- [Exercise brief]
Give an exact copy of every line, leaving images out.

- [Data section]
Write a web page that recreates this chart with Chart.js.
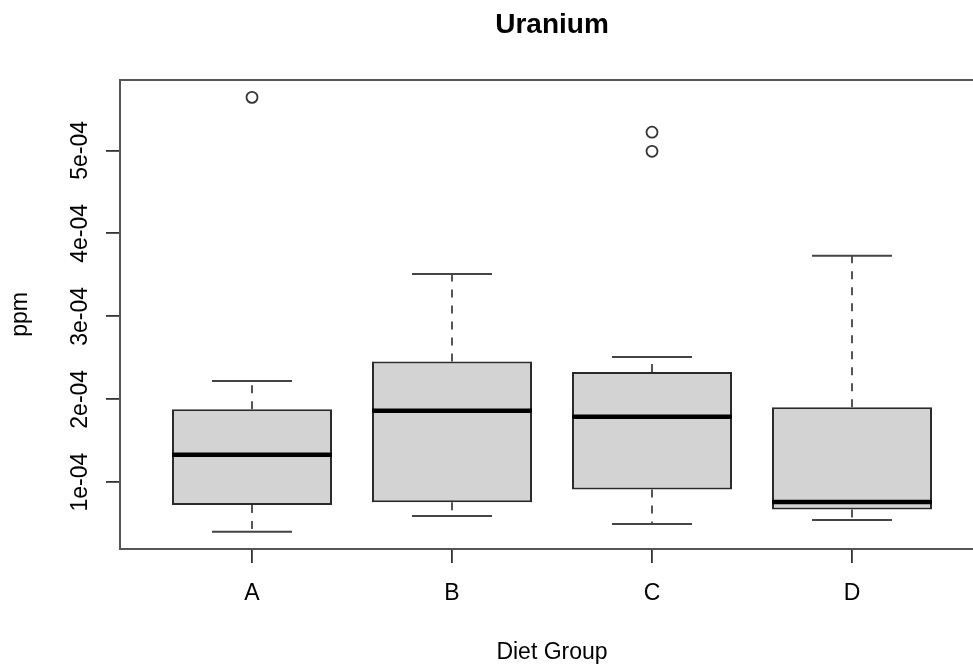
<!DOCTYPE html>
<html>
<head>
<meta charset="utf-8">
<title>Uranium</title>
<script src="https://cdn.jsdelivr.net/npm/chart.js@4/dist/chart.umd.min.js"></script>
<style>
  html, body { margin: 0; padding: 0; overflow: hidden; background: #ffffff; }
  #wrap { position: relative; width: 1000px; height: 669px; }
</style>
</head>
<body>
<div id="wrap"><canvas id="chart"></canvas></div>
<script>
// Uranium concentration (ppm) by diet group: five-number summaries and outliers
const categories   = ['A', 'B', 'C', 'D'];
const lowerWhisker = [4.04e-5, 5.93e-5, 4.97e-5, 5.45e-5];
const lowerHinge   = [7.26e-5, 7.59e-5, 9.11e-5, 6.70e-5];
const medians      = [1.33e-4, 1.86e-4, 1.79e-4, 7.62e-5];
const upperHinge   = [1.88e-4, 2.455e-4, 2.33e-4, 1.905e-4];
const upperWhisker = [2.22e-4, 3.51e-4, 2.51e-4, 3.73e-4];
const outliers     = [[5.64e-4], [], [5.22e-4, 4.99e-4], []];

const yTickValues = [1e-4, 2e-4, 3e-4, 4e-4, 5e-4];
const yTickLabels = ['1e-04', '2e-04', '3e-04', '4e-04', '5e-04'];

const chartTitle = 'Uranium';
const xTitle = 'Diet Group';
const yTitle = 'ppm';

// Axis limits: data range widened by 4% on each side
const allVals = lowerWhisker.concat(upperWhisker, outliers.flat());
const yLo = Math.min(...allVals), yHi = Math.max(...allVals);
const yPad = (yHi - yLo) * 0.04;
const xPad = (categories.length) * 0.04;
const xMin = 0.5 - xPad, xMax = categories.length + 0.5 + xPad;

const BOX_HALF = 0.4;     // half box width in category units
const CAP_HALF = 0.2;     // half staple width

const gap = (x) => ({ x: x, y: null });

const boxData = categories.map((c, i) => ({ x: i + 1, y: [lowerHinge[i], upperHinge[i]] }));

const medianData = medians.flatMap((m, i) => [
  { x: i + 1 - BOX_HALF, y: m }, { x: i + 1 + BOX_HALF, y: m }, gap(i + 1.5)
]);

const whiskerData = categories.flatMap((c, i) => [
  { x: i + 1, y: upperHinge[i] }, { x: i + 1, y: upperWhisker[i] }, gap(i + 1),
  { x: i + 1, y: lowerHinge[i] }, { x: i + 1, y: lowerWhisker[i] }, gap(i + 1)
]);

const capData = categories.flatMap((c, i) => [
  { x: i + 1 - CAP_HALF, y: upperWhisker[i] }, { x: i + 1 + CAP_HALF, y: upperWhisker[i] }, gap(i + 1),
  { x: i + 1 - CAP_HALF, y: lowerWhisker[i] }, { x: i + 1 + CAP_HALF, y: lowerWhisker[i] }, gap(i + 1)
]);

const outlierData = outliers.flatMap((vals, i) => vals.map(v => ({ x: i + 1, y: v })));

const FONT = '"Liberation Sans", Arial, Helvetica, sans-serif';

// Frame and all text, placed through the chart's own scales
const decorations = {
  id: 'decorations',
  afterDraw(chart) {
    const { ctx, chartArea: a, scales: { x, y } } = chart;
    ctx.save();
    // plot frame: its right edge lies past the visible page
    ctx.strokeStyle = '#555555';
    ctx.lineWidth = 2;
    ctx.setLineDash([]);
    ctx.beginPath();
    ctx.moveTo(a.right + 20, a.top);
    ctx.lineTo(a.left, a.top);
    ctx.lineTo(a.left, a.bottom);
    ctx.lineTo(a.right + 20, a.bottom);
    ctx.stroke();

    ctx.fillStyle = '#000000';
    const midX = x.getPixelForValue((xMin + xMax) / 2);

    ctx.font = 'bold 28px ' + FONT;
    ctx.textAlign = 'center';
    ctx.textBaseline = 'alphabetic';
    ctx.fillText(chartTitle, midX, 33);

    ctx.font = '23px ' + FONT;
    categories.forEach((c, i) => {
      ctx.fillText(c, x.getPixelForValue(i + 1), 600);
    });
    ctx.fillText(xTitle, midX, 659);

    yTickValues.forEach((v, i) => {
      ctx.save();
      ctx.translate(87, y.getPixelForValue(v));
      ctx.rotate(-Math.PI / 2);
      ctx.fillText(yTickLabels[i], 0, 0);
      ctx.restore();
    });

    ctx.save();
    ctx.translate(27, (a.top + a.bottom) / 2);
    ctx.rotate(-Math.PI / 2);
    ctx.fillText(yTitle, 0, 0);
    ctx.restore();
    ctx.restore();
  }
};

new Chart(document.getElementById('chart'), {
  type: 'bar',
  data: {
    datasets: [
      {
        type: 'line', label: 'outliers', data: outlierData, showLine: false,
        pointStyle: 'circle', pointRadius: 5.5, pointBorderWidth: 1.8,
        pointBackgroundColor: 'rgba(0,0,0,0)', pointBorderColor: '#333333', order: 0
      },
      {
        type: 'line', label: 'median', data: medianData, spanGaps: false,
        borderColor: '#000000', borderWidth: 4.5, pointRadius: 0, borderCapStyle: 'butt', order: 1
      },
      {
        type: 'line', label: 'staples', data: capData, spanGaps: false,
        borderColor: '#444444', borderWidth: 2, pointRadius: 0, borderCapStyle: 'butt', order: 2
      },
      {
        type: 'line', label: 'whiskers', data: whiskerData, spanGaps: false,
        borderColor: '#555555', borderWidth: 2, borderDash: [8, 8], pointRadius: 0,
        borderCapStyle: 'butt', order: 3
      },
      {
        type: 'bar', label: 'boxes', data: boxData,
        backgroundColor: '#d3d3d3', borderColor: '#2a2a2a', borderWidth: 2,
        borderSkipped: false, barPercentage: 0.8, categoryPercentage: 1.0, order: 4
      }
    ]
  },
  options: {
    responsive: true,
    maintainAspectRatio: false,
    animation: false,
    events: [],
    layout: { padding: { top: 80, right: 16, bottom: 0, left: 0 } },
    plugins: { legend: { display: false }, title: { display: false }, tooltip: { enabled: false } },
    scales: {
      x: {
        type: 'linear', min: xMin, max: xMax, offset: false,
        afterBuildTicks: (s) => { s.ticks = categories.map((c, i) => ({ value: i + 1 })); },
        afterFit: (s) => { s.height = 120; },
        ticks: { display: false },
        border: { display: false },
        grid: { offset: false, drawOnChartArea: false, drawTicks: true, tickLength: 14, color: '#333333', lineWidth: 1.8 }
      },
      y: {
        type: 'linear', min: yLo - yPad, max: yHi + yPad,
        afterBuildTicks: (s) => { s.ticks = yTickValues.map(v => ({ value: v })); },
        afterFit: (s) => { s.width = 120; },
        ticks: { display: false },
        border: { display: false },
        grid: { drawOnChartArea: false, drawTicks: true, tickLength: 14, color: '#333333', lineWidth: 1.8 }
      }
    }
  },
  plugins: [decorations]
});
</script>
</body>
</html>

- [Final answer]
Write a web page that recreates this chart with Chart.js.
<!DOCTYPE html>
<html>
<head>
<meta charset="utf-8">
<title>Uranium</title>
<script src="https://cdn.jsdelivr.net/npm/chart.js@4/dist/chart.umd.min.js"></script>
<style>
  html, body { margin: 0; padding: 0; overflow: hidden; background: #ffffff; }
  #wrap { position: relative; width: 1000px; height: 669px; }
</style>
</head>
<body>
<div id="wrap"><canvas id="chart"></canvas></div>
<script>
// Uranium concentration (ppm) by diet group: five-number summaries and outliers
const categories   = ['A', 'B', 'C', 'D'];
const lowerWhisker = [4.04e-5, 5.93e-5, 4.97e-5, 5.45e-5];
const lowerHinge   = [7.26e-5, 7.59e-5, 9.11e-5, 6.70e-5];
const medians      = [1.33e-4, 1.86e-4, 1.79e-4, 7.62e-5];
const upperHinge   = [1.88e-4, 2.455e-4, 2.33e-4, 1.905e-4];
const upperWhisker = [2.22e-4, 3.51e-4, 2.51e-4, 3.73e-4];
const outliers     = [[5.64e-4], [], [5.22e-4, 4.99e-4], []];

const yTickValues = [1e-4, 2e-4, 3e-4, 4e-4, 5e-4];
const yTickLabels = ['1e-04', '2e-04', '3e-04', '4e-04', '5e-04'];

const chartTitle = 'Uranium';
const xTitle = 'Diet Group';
const yTitle = 'ppm';

// Axis limits: data range widened by 4% on each side
const allVals = lowerWhisker.concat(upperWhisker, outliers.flat());
const yLo = Math.min(...allVals), yHi = Math.max(...allVals);
const yPad = (yHi - yLo) * 0.04;
const xPad = (categories.length) * 0.04;
const xMin = 0.5 - xPad, xMax = categories.length + 0.5 + xPad;

const BOX_HALF = 0.4;     // half box width in category units
const CAP_HALF = 0.2;     // half staple width

const gap = (x) => ({ x: x, y: null });

const boxData = categories.map((c, i) => ({ x: i + 1, y: [lowerHinge[i], upperHinge[i]] }));

const medianData = medians.flatMap((m, i) => [
  { x: i + 1 - BOX_HALF, y: m }, { x: i + 1 + BOX_HALF, y: m }, gap(i + 1.5)
]);

const whiskerData = categories.flatMap((c, i) => [
  { x: i + 1, y: upperHinge[i] }, { x: i + 1, y: upperWhisker[i] }, gap(i + 1),
  { x: i + 1, y: lowerHinge[i] }, { x: i + 1, y: lowerWhisker[i] }, gap(i + 1)
]);

const capData = categories.flatMap((c, i) => [
  { x: i + 1 - CAP_HALF, y: upperWhisker[i] }, { x: i + 1 + CAP_HALF, y: upperWhisker[i] }, gap(i + 1),
  { x: i + 1 - CAP_HALF, y: lowerWhisker[i] }, { x: i + 1 + CAP_HALF, y: lowerWhisker[i] }, gap(i + 1)
]);

const outlierData = outliers.flatMap((vals, i) => vals.map(v => ({ x: i + 1, y: v })));

const FONT = '"Liberation Sans", Arial, Helvetica, sans-serif';

// Frame and all text, placed through the chart's own scales
const decorations = {
  id: 'decorations',
  afterDraw(chart) {
    const { ctx, chartArea: a, scales: { x, y } } = chart;
    ctx.save();
    // plot frame: its right edge lies past the visible page
    ctx.strokeStyle = '#555555';
    ctx.lineWidth = 2;
    ctx.setLineDash([]);
    ctx.beginPath();
    ctx.moveTo(a.right + 20, a.top);
    ctx.lineTo(a.left, a.top);
    ctx.lineTo(a.left, a.bottom);
    ctx.lineTo(a.right + 20, a.bottom);
    ctx.stroke();

    ctx.fillStyle = '#000000';
    const midX = x.getPixelForValue((xMin + xMax) / 2);

    ctx.font = 'bold 28px ' + FONT;
    ctx.textAlign = 'center';
    ctx.textBaseline = 'alphabetic';
    ctx.fillText(chartTitle, midX, 33);

    ctx.font = '23px ' + FONT;
    categories.forEach((c, i) => {
      ctx.fillText(c, x.getPixelForValue(i + 1), 600);
    });
    ctx.fillText(xTitle, midX, 659);

    yTickValues.forEach((v, i) => {
      ctx.save();
      ctx.translate(87, y.getPixelForValue(v));
      ctx.rotate(-Math.PI / 2);
      ctx.fillText(yTickLabels[i], 0, 0);
      ctx.restore();
    });

    ctx.save();
    ctx.translate(27, (a.top + a.bottom) / 2);
    ctx.rotate(-Math.PI / 2);
    ctx.fillText(yTitle, 0, 0);
    ctx.restore();
    ctx.restore();
  }
};

new Chart(document.getElementById('chart'), {
  type: 'bar',
  data: {
    datasets: [
      {
        type: 'line', label: 'outliers', data: outlierData, showLine: false,
        pointStyle: 'circle', pointRadius: 5.5, pointBorderWidth: 1.8,
        pointBackgroundColor: 'rgba(0,0,0,0)', pointBorderColor: '#333333', order: 0
      },
      {
        type: 'line', label: 'median', data: medianData, spanGaps: false,
        borderColor: '#000000', borderWidth: 4.5, pointRadius: 0, borderCapStyle: 'butt', order: 1
      },
      {
        type: 'line', label: 'staples', data: capData, spanGaps: false,
        borderColor: '#444444', borderWidth: 2, pointRadius: 0, borderCapStyle: 'butt', order: 2
      },
      {
        type: 'line', label: 'whiskers', data: whiskerData, spanGaps: false,
        borderColor: '#555555', borderWidth: 2, borderDash: [8, 8], pointRadius: 0,
        borderCapStyle: 'butt', order: 3
      },
      {
        type: 'bar', label: 'boxes', data: boxData,
        backgroundColor: '#d3d3d3', borderColor: '#2a2a2a', borderWidth: 2,
        borderSkipped: false, barPercentage: 0.8, categoryPercentage: 1.0, order: 4
      }
    ]
  },
  options: {
    responsive: true,
    maintainAspectRatio: false,
    animation: false,
    events: [],
    layout: { padding: { top: 80, right: 16, bottom: 0, left: 0 } },
    plugins: { legend: { display: false }, title: { display: false }, tooltip: { enabled: false } },
    scales: {
      x: {
        type: 'linear', min: xMin, max: xMax, offset: false,
        afterBuildTicks: (s) => { s.ticks = categories.map((c, i) => ({ value: i + 1 })); },
        afterFit: (s) => { s.height = 120; },
        ticks: { display: false },
        border: { display: false },
        grid: { offset: false, drawOnChartArea: false, drawTicks: true, tickLength: 14, color: '#333333', lineWidth: 1.8 }
      },
      y: {
        type: 'linear', min: yLo - yPad, max: yHi + yPad,
        afterBuildTicks: (s) => { s.ticks = yTickValues.map(v => ({ value: v })); },
        afterFit: (s) => { s.width = 120; },
        ticks: { display: false },
        border: { display: false },
        grid: { drawOnChartArea: false, drawTicks: true, tickLength: 14, color: '#333333', lineWidth: 1.8 }
      }
    }
  },
  plugins: [decorations]
});
</script>
</body>
</html>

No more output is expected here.